What is asked. Retype the entries, please, from their first line to the line containing "vout = [4.00, 4.98, 5.005, 5.015, 5.02, 5.025, 5.03]", exactly and only those lines, minus the pictures.
________________
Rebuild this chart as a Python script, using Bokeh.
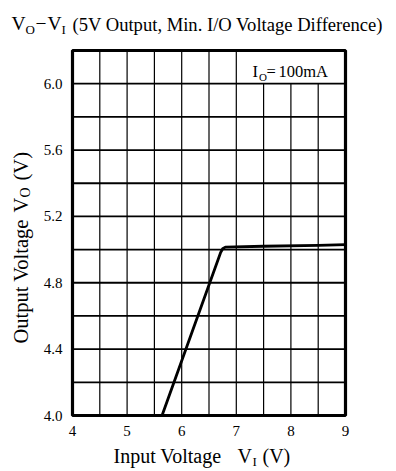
import numpy as np
from bokeh.plotting import figure
from bokeh.models import Label, FixedTicker, Range1d
from bokeh.embed import file_html
from bokeh.resources import INLINE

# ---------------- data ----------------
vin = [5.64, 6.71, 6.75, 6.80, 7.50, 8.50, 9.00]
vout = [4.00, 4.98, 5.005, 5.015, 5.02, 5.025, 5.03]

x_ticks = [4, 5, 6, 7, 8, 9]
y_ticks = [4.0, 4.4, 4.8, 5.2, 5.6, 6.0]
y_tick_labels = ["4.0", "4.4", "4.8", "5.2", "5.6", "6.0"]
x_grid = [4.5, 5.0, 5.5, 6.0, 6.5, 7.0, 7.5, 8.0, 8.5]
y_grid = [4.2, 4.4, 4.6, 4.8, 5.0, 5.2, 5.4, 5.6, 5.8, 6.0]

XMIN, XMAX = 4.0, 9.0
YMIN, YMAX = 4.0, 6.2
INSET_X, INSET_Y = 7.0, 6.0   # condition box occupies x>=7, y>=6

FONT = "Liberation Serif"

# ---------------- layout (pixels) ----------------
W, H = 394, 470
FX0, FX1, FY0, FY1 = 72, 345, 50, 415   # plot box in canvas pixels
SX = (XMAX - XMIN) / (FX1 - FX0)        # data units per pixel
SY = (YMAX - YMIN) / (FY1 - FY0)
BASE_K = 0.34                           # baseline correction (fraction of font size)


def dx(px):
    return XMIN + (px - FX0) * SX


def dy(py):
    return YMIN + (FY1 - py) * SY


p = figure(
    width=W, height=H,
    min_border_left=0, min_border_right=0, min_border_top=0, min_border_bottom=0,
    x_range=Range1d(dx(0), dx(W)), y_range=Range1d(dy(H), dy(0)),
    output_backend="svg", toolbar_location=None,
)
p.title.visible = False
p.background_fill_color = "white"
p.border_fill_color = "white"
p.outline_line_color = None
p.xgrid.visible = False
p.ygrid.visible = False

for ax in (p.xaxis[0], p.yaxis[0]):
    ax.axis_line_color = None
    ax.major_tick_line_color = None
    ax.minor_tick_line_color = None
    ax.major_tick_out = 0
    ax.major_tick_in = 0
    ax.major_label_text_font = FONT
    ax.major_label_text_font_size = "15px"
    ax.major_label_text_color = "black"

p.xaxis.ticker = FixedTicker(ticks=x_ticks)
p.yaxis.ticker = FixedTicker(ticks=y_ticks)
p.yaxis.major_label_overrides = {t: l for t, l in zip(y_ticks, y_tick_labels)}
p.xaxis.fixed_location = YMIN
p.yaxis.fixed_location = XMIN
p.xaxis.major_label_standoff = 10
p.yaxis.major_label_standoff = 10

# grid drawn as segments (omitted inside the condition box)
p.segment(x0=x_grid, y0=[YMIN] * len(x_grid), x1=x_grid,
          y1=[YMAX if x <= INSET_X else INSET_Y for x in x_grid],
          line_color="black", line_width=1.2)
p.segment(x0=[XMIN] * len(y_grid), y0=y_grid, x1=[XMAX] * len(y_grid), y1=y_grid,
          line_color="black", line_width=1.8)

# curve
p.line(vin, vout, line_color="black", line_width=2.8, line_join="round")

# plot box border
p.quad(left=[XMIN], right=[XMAX], bottom=[YMIN], top=[YMAX],
       fill_color=None, line_color="black", line_width=3.2)


def lab(text, px, py, size, rotated=False):
    if rotated:
        px = px - BASE_K * size
    else:
        py = py - BASE_K * size
    p.add_layout(Label(x=dx(px), y=dy(py), text=text, text_font=FONT,
                       text_font_size=f"{size}px", text_color="black",
                       text_align="left", text_baseline="alphabetic",
                       angle=np.pi / 2 if rotated else 0.0))


# title
lab("V", 11, 30, 19.5)
lab("O", 25, 33, 13)
lab("\u2212", 35, 30, 19.5)
lab("V", 47, 30, 19.5)
lab("I", 61, 33, 13)
lab("(5V Output, Min. I/O Voltage Difference)", 72, 30, 18.6)

# condition label
lab("I", 252, 77, 16.5)
lab("O", 258.5, 80, 11)
lab("=", 266, 77, 16.5)
lab("100mA", 278, 77, 16.5)

# x-axis title
lab("Input Voltage", 113, 462, 20)
lab("V", 237, 462, 20)
lab("I", 252, 465, 13)
lab("(V)", 262, 462, 20)

# y-axis title (rotated)
lab("Output Voltage", 27, 343, 20.5, True)
lab("V", 27, 212, 20.5, True)
lab("O", 30, 197, 14, True)
lab("(V)", 27, 180, 20.5, True)

open("out.html", "w").write(file_html(p, INLINE))
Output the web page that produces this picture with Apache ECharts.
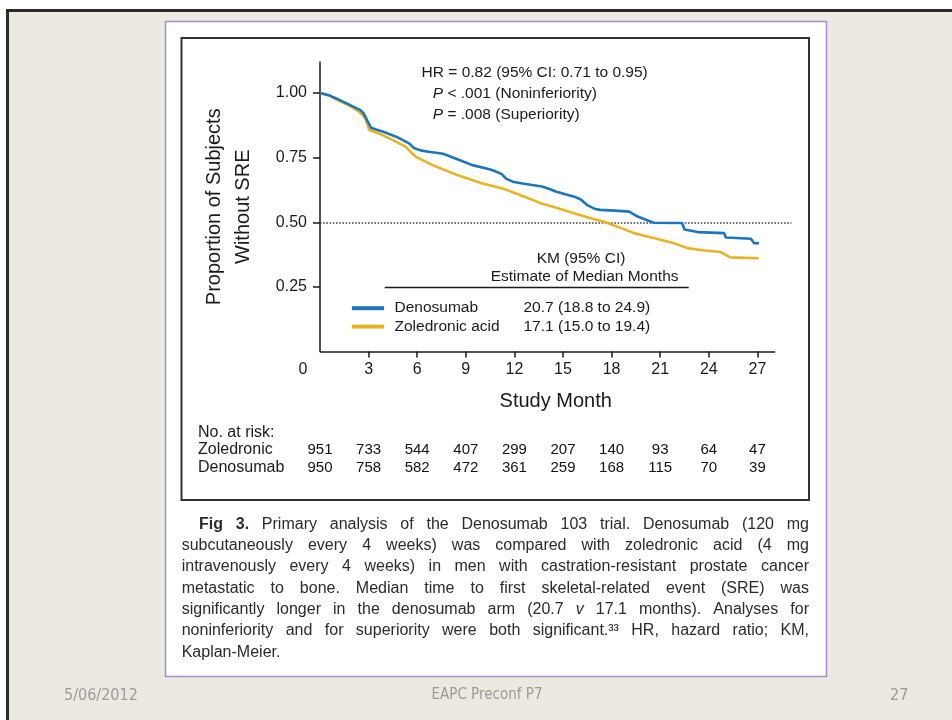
________________
Result below.
Rebuild this chart as a Python script, using Bokeh.
import numpy as np
from bokeh.plotting import figure
from bokeh.models import Label, FixedTicker, Range1d
from bokeh.embed import file_html
from bokeh.resources import INLINE

# ---------------- data ----------------
vin = [5.64, 6.71, 6.75, 6.80, 7.50, 8.50, 9.00]
vout = [4.00, 4.98, 5.005, 5.015, 5.02, 5.025, 5.03]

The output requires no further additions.